In a no-fault state like Michigan, neither spouse is required to prove the other did anything wrong to justify a divorce. However, when it comes to alimony, the court may take fault into consideration. Aside from fault, there are other factors a judge will examine to determine how much support, if any, a spouse will get.
First the court will divide the assets equitably, meaning that a fair division will be made that might not necessarily be equal. After assets are divided, the judge will have a better idea of how much each partner has to live on going forward. This would include any individual assets that were not part of the property division, as well as each partner’s ability to earn money in the future. The judge will take into account how much the payor can afford without compromising his or her own quality of life.

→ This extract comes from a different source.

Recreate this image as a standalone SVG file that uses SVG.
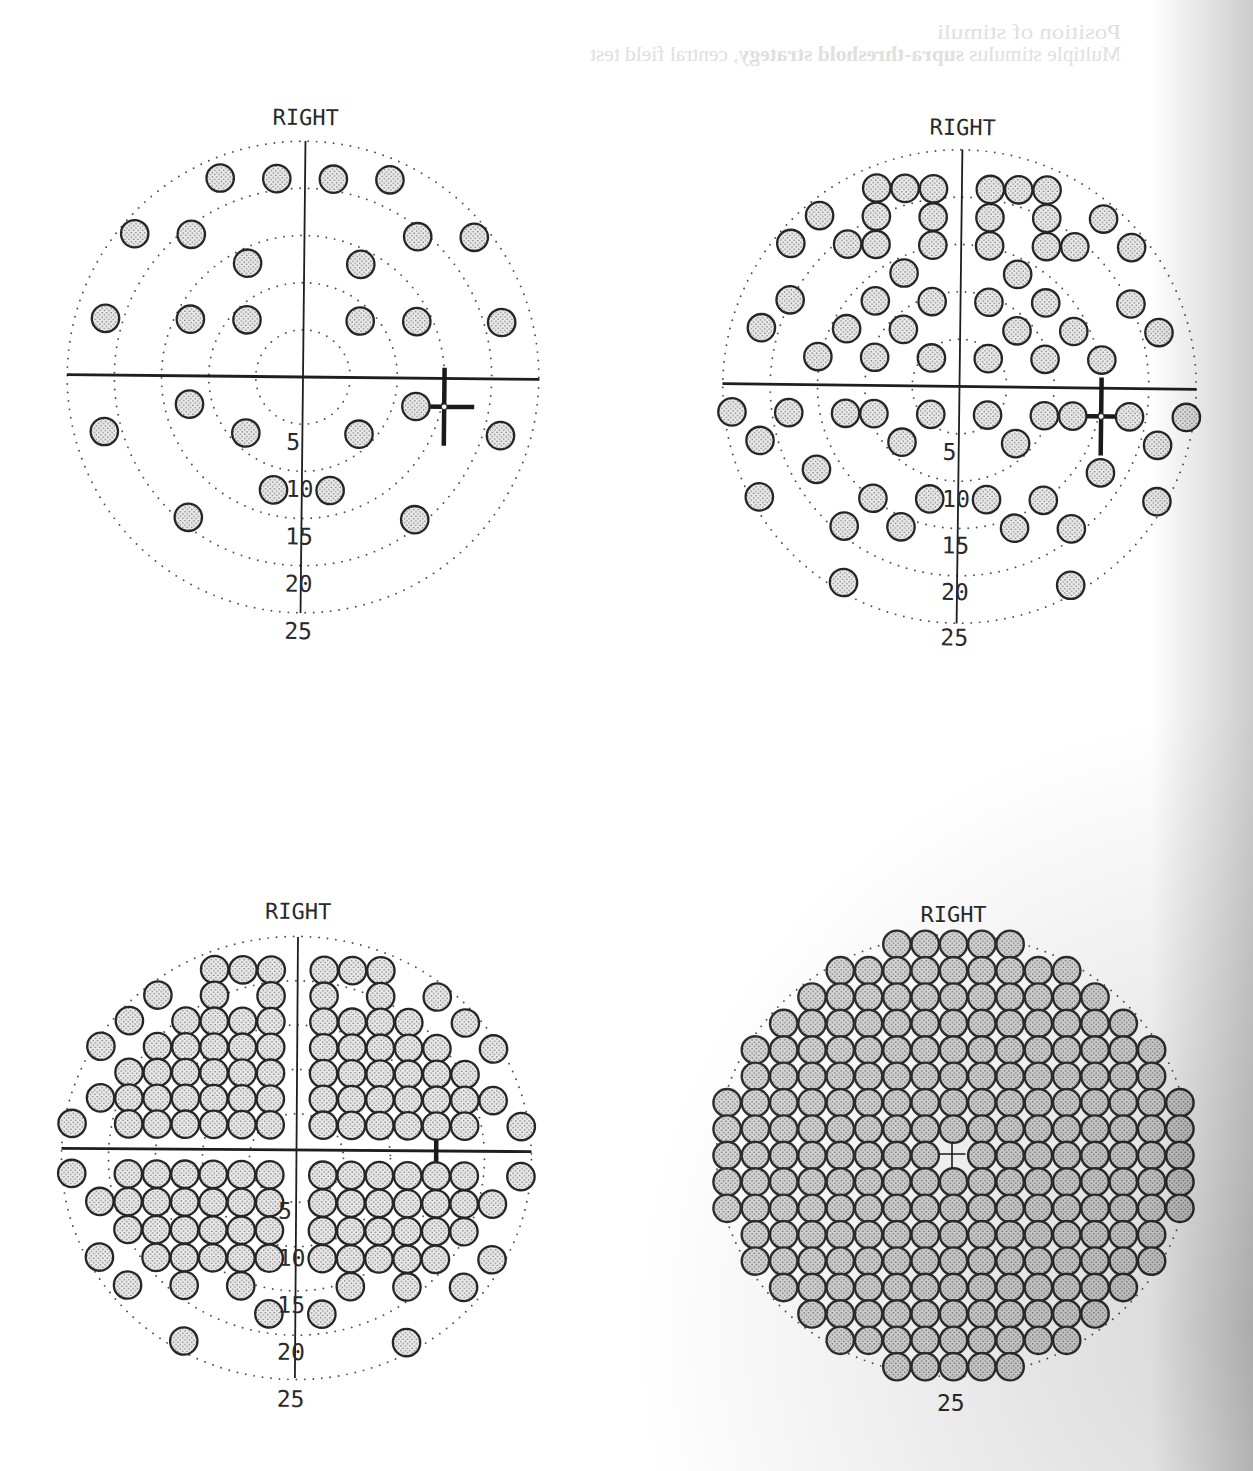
<svg xmlns="http://www.w3.org/2000/svg" xmlns:xlink="http://www.w3.org/1999/xlink" width="1253" height="1471" viewBox="0 0 1253 1471">
<style>
.ring{fill:none;stroke:#4d4d4d;stroke-width:1.9;stroke-dasharray:0 8.5;stroke-linecap:round}
.ax{stroke:#1e1e1e;stroke-width:1.8;fill:none}
.axh{stroke:#1e1e1e;stroke-width:2.8;fill:none}
.bs{stroke:#1a1a1a;stroke-width:4.5;fill:none}
.st{fill:url(#stip);stroke:#262626;stroke-width:2.3}
.st4{fill:url(#stip4);stroke:#2e2e2e;stroke-width:2.4}
.lbl{font-family:"DejaVu Sans Mono",monospace;font-size:23px;fill:#2a2a2a}
.ttl{font-family:"DejaVu Sans Mono",monospace;font-size:22px;fill:#2a2a2a;text-anchor:middle}
.ghost{font-family:"Liberation Serif",serif;font-size:21px;fill:#e0e0e0}
</style>
<defs>
<pattern id="stip" width="4.5" height="4.5" patternUnits="userSpaceOnUse"><rect width="4.5" height="4.5" fill="#e9e9e9"/><circle cx="1.1" cy="1.1" r="0.75" fill="#777"/><circle cx="3.35" cy="3.35" r="0.75" fill="#777"/></pattern>
<pattern id="stip4" width="4.5" height="4.5" patternUnits="userSpaceOnUse"><rect width="4.5" height="4.5" fill="#dadada"/><circle cx="1.1" cy="1.1" r="0.75" fill="#6a6a6a"/><circle cx="3.35" cy="3.35" r="0.75" fill="#6a6a6a"/></pattern>
<circle id="c" r="13.7"/>
<g id="h2"><use href="#c" x="28.3"/><use href="#c" x="56.6"/></g>
<g id="h4"><use href="#h2"/><use href="#c" x="84.9"/><use href="#c" x="113.2"/></g>
<g id="h5"><use href="#h4"/><use href="#c" x="141.5"/></g>
<g id="h6"><use href="#h5"/><use href="#c" x="169.8"/></g>
<g id="h7"><use href="#h6"/><use href="#c" x="198.1"/></g>
<g id="h8"><use href="#h7"/><use href="#c" x="226.4"/></g>
<g id="k5"><use href="#c" x="26.5"/><use href="#c" x="54.8"/><use href="#c" x="83.1"/><use href="#c" x="111.4"/><use href="#c" x="139.7"/></g>
<linearGradient id="shR" gradientUnits="userSpaceOnUse" x1="1150" y1="0" x2="1253" y2="0"><stop offset="0" stop-color="#000" stop-opacity="0"/><stop offset="1" stop-color="#000" stop-opacity="0.2"/></linearGradient>
<radialGradient id="shB" gradientUnits="userSpaceOnUse" cx="1253" cy="1330" r="620"><stop offset="0" stop-color="#000" stop-opacity="0.16"/><stop offset="1" stop-color="#000" stop-opacity="0"/></radialGradient>
</defs>
<rect width="1253" height="1471" fill="#ffffff"/>

<g id="header-bleed" class="ghost" transform="translate(2058,0) scale(-1,1)">
<text x="937" y="39" textLength="184" lengthAdjust="spacingAndGlyphs">Position of stimuli</text>
<text x="937" y="61" textLength="531" lengthAdjust="spacingAndGlyphs">Multiple stimulus <tspan font-weight="bold">supra-threshold strategy</tspan>, central field test</text>
</g>

<!-- Plot 1 -->
<g id="plot1" transform="translate(303,377) rotate(0.6)">
<g id="p1-rings"><circle class="ring" r="47.2"/><circle class="ring" r="94.3"/><circle class="ring" r="141.5"/><circle class="ring" r="188.7"/><circle class="ring" r="235.8"/></g>
<g id="p1-axes"><line class="axh" x1="-236" y1="0" x2="236" y2="0"/><line class="ax" x1="0" y1="-236" x2="0" y2="236"/></g>
<g id="p1-blindspot"><path class="bs" d="M141.5 -10.7V67.3M111.5 28.3H171.5"/><circle cx="141.5" cy="28.3" r="2.8" fill="#fff" stroke="#333" stroke-width="1"/></g>
<g id="p1-stimuli" class="st">
<g id="p1r">
<use href="#c" x="28.3" y="-198.1"/><use href="#c" x="84.9" y="-198.1"/>
<use href="#c" x="113.2" y="-141.5"/><use href="#c" x="169.8" y="-141.5"/>
<use href="#c" x="56.6" y="-113.2"/>
<use href="#c" x="56.6" y="-56.6"/><use href="#c" x="113.2" y="-56.6"/><use href="#c" x="198.1" y="-56.6"/>
<use href="#c" x="113.2" y="28.3"/>
<use href="#c" x="56.6" y="56.6"/><use href="#c" x="198.1" y="56.6"/>
<use href="#c" x="28.3" y="113.2"/>
<use href="#c" x="113.2" y="141.5"/>
</g>
<use href="#p1r" transform="scale(-1,1)"/>
</g>
<g id="p1-labels" class="lbl">
<text class="ttl" x="0" y="-252">RIGHT</text>
<text x="-16" y="73">5</text><text x="-16" y="120">10</text><text x="-16" y="167.5">15</text><text x="-16" y="214.7">20</text><text x="-16" y="262">25</text>
</g>
</g>

<!-- Plot 2 -->
<g id="plot2" transform="translate(959.5,386.5) rotate(0.7)">
<g id="p2-rings"><circle class="ring" r="47.3"/><circle class="ring" r="94.7"/><circle class="ring" r="142"/><circle class="ring" r="189.3"/><circle class="ring" r="236.7"/></g>
<g id="p2-axes"><line class="axh" x1="-237" y1="0" x2="237" y2="0"/><line class="ax" x1="0" y1="-237" x2="0" y2="237"/></g>
<g id="p2-blindspot"><path class="bs" d="M142 -10.8V67.2M112 28.2H172"/><circle cx="142" cy="28.2" r="2.8" fill="#fff" stroke="#333" stroke-width="1"/></g>
<g id="p2-stimuli" class="st">
<g id="p2r">
<use href="#c" x="28.4" y="-197.4"/><use href="#c" x="56.8" y="-197.4"/><use href="#c" x="85.2" y="-197.4"/>
<use href="#c" x="28.4" y="-169.2"/><use href="#c" x="85.2" y="-169.2"/><use href="#c" x="142" y="-169.2"/>
<use href="#c" x="28.4" y="-141"/><use href="#c" x="85.2" y="-141"/><use href="#c" x="113.6" y="-141"/><use href="#c" x="170.4" y="-141"/>
<use href="#c" x="56.8" y="-112.8"/>
<use href="#c" x="28.4" y="-84.6"/><use href="#c" x="85.2" y="-84.6"/><use href="#c" x="170.4" y="-84.6"/>
<use href="#c" x="56.8" y="-56.4"/><use href="#c" x="113.6" y="-56.4"/><use href="#c" x="198.8" y="-56.4"/>
<use href="#c" x="28.4" y="-28.2"/><use href="#c" x="85.2" y="-28.2"/><use href="#c" x="142" y="-28.2"/>
<use href="#c" x="28.4" y="28.2"/><use href="#c" x="85.2" y="28.2"/><use href="#c" x="113.6" y="28.2"/><use href="#c" x="170.4" y="28.2"/><use href="#c" x="227.2" y="28.2"/>
<use href="#c" x="56.8" y="56.4"/><use href="#c" x="198.8" y="56.4"/>
<use href="#c" x="142" y="84.6"/>
<use href="#c" x="28.4" y="112.8"/><use href="#c" x="85.2" y="112.8"/><use href="#c" x="198.8" y="112.8"/>
<use href="#c" x="56.8" y="141"/><use href="#c" x="113.6" y="141"/>
<use href="#c" x="113.6" y="197.4"/>
</g>
<use href="#p2r" transform="scale(-1,1)"/>
</g>
<g id="p2-labels" class="lbl">
<text class="ttl" x="0" y="-251.5">RIGHT</text>
<text x="-16" y="73.5">5</text><text x="-16" y="120.5">10</text><text x="-16" y="167">15</text><text x="-16" y="213.5">20</text><text x="-16" y="259">25</text>
</g>
</g>

<!-- Plot 3 -->
<g id="plot3" transform="translate(296.5,1150) rotate(0.4)">
<g id="p3-rings"><ellipse class="ring" cx="0" cy="8" rx="47" ry="44.3"/><ellipse class="ring" cx="0" cy="8" rx="94" ry="88.6"/><ellipse class="ring" cx="0" cy="8" rx="141" ry="132.9"/><ellipse class="ring" cx="0" cy="8" rx="188" ry="177.2"/><ellipse class="ring" cx="0" cy="8" rx="235" ry="221.5"/></g>
<g id="p3-axes"><line class="axh" x1="-235" y1="0" x2="235" y2="0"/><line class="ax" x1="0" y1="-213" x2="0" y2="228"/></g>
<g id="p3-blindspot"><path class="bs" d="M139.7 -14V64M109.7 25H169.7"/></g>
<g id="p3-stimuli" class="st">
<g id="p3r">
<use href="#c" x="26.5" y="-179.8"/><use href="#c" x="54.8" y="-179.8"/><use href="#c" x="83.1" y="-179.8"/>
<use href="#c" x="26.5" y="-154"/><use href="#c" x="83.1" y="-154"/><use href="#c" x="139.7" y="-154"/>
<use href="#c" x="26.5" y="-128.2"/><use href="#c" x="54.8" y="-128.2"/><use href="#c" x="83.1" y="-128.2"/><use href="#c" x="111.4" y="-128.2"/><use href="#c" x="168" y="-128.2"/>
<use href="#k5" y="-102.4"/><use href="#c" x="196.3" y="-102.4"/>
<use href="#k5" y="-76.6"/><use href="#c" x="168" y="-76.6"/>
<use href="#k5" y="-50.8"/><use href="#c" x="168" y="-50.8"/><use href="#c" x="196.3" y="-50.8"/>
<use href="#k5" y="-25"/><use href="#c" x="168" y="-25"/><use href="#c" x="224.6" y="-25"/>
<use href="#k5" y="25"/><use href="#c" x="168" y="25"/><use href="#c" x="224.6" y="25"/>
<use href="#k5" y="52.8"/><use href="#c" x="168" y="52.8"/><use href="#c" x="196.3" y="52.8"/>
<use href="#k5" y="80.6"/><use href="#c" x="168" y="80.6"/>
<use href="#k5" y="108.4"/><use href="#c" x="196.3" y="108.4"/>
<use href="#c" x="54.8" y="136.2"/><use href="#c" x="111.4" y="136.2"/><use href="#c" x="168" y="136.2"/>
<use href="#c" x="26.5" y="164"/>
<use href="#c" x="111.4" y="191.8"/>
</g>
<use href="#p3r" transform="scale(-1,1)"/>
</g>
<g id="p3-labels" class="lbl">
<text class="ttl" x="0" y="-231">RIGHT</text>
<text x="-18" y="69">5</text><text x="-18" y="116">10</text><text x="-18" y="163">15</text><text x="-18" y="210">20</text><text x="-18" y="257">25</text>
</g>
</g>

<!-- Plot 4 -->
<g id="plot4" transform="translate(953.5,1155.5)">
<g id="p4-rings"><ellipse class="ring" cx="0" cy="0" rx="237" ry="221"/></g>
<g id="p4-stimuli" class="st4">
<g id="p4r">
<use href="#h2" y="-211.2"/><use href="#h4" y="-184.8"/><use href="#h5" y="-158.4"/><use href="#h6" y="-132"/>
<use href="#h7" y="-105.6"/><use href="#h7" y="-79.2"/><use href="#h8" y="-52.8"/><use href="#h8" y="-26.4"/>
<use href="#h8" y="0"/><use href="#h8" y="26.4"/><use href="#h8" y="52.8"/><use href="#h7" y="79.2"/>
<use href="#h7" y="105.6"/><use href="#h6" y="132"/><use href="#h5" y="158.4"/><use href="#h4" y="184.8"/><use href="#h2" y="211.2"/>
</g>
<use href="#p4r" transform="scale(-1,1)"/>
<g id="p4c">
<use href="#c" y="-211.2"/><use href="#c" y="-184.8"/><use href="#c" y="-158.4"/><use href="#c" y="-132"/><use href="#c" y="-105.6"/><use href="#c" y="-79.2"/><use href="#c" y="-52.8"/><use href="#c" y="-26.4"/>
<use href="#c" y="26.4"/><use href="#c" y="52.8"/><use href="#c" y="79.2"/><use href="#c" y="105.6"/><use href="#c" y="132"/><use href="#c" y="158.4"/><use href="#c" y="184.8"/><use href="#c" y="211.2"/>
</g>
</g>
<path id="p4-fixation" d="M-15 -1.5H12M-1.5 -13V13" stroke="#1e1e1e" stroke-width="1.6" fill="none"/>
<g id="p4-labels" class="lbl">
<text class="ttl" x="0" y="-233.5">RIGHT</text>
<text x="-16.5" y="255.5">25</text>
</g>
</g>

<g id="page-shading">
<rect x="1150" y="0" width="103" height="1471" fill="url(#shR)"/>
<rect x="0" y="0" width="1253" height="1471" fill="url(#shB)"/>
</g>
</svg>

The point of alimony is to provide funds for a limited period to allow a person time to become financially independent. However, this is not always possible, so sometimes alimony is granted until the paying spouse dies or until the receiving spouse remarries. Permanent alimony may also be granted if the couple has been married a long time or if the receiver is beyond the age of being able to find employment.
The best way to arrive at an agreement that is acceptable to both spouses is for the spouses to make the decisions themselves before the divorce is finalized. However, if this is not possible because of any animosity between them, it is advisable that each spouse consult with an independent lawyer so that their individual rights are protected. In Michigan, alimony is not a given. Working with the right attorney increases a person’s chances of being awarded adequate spousal support.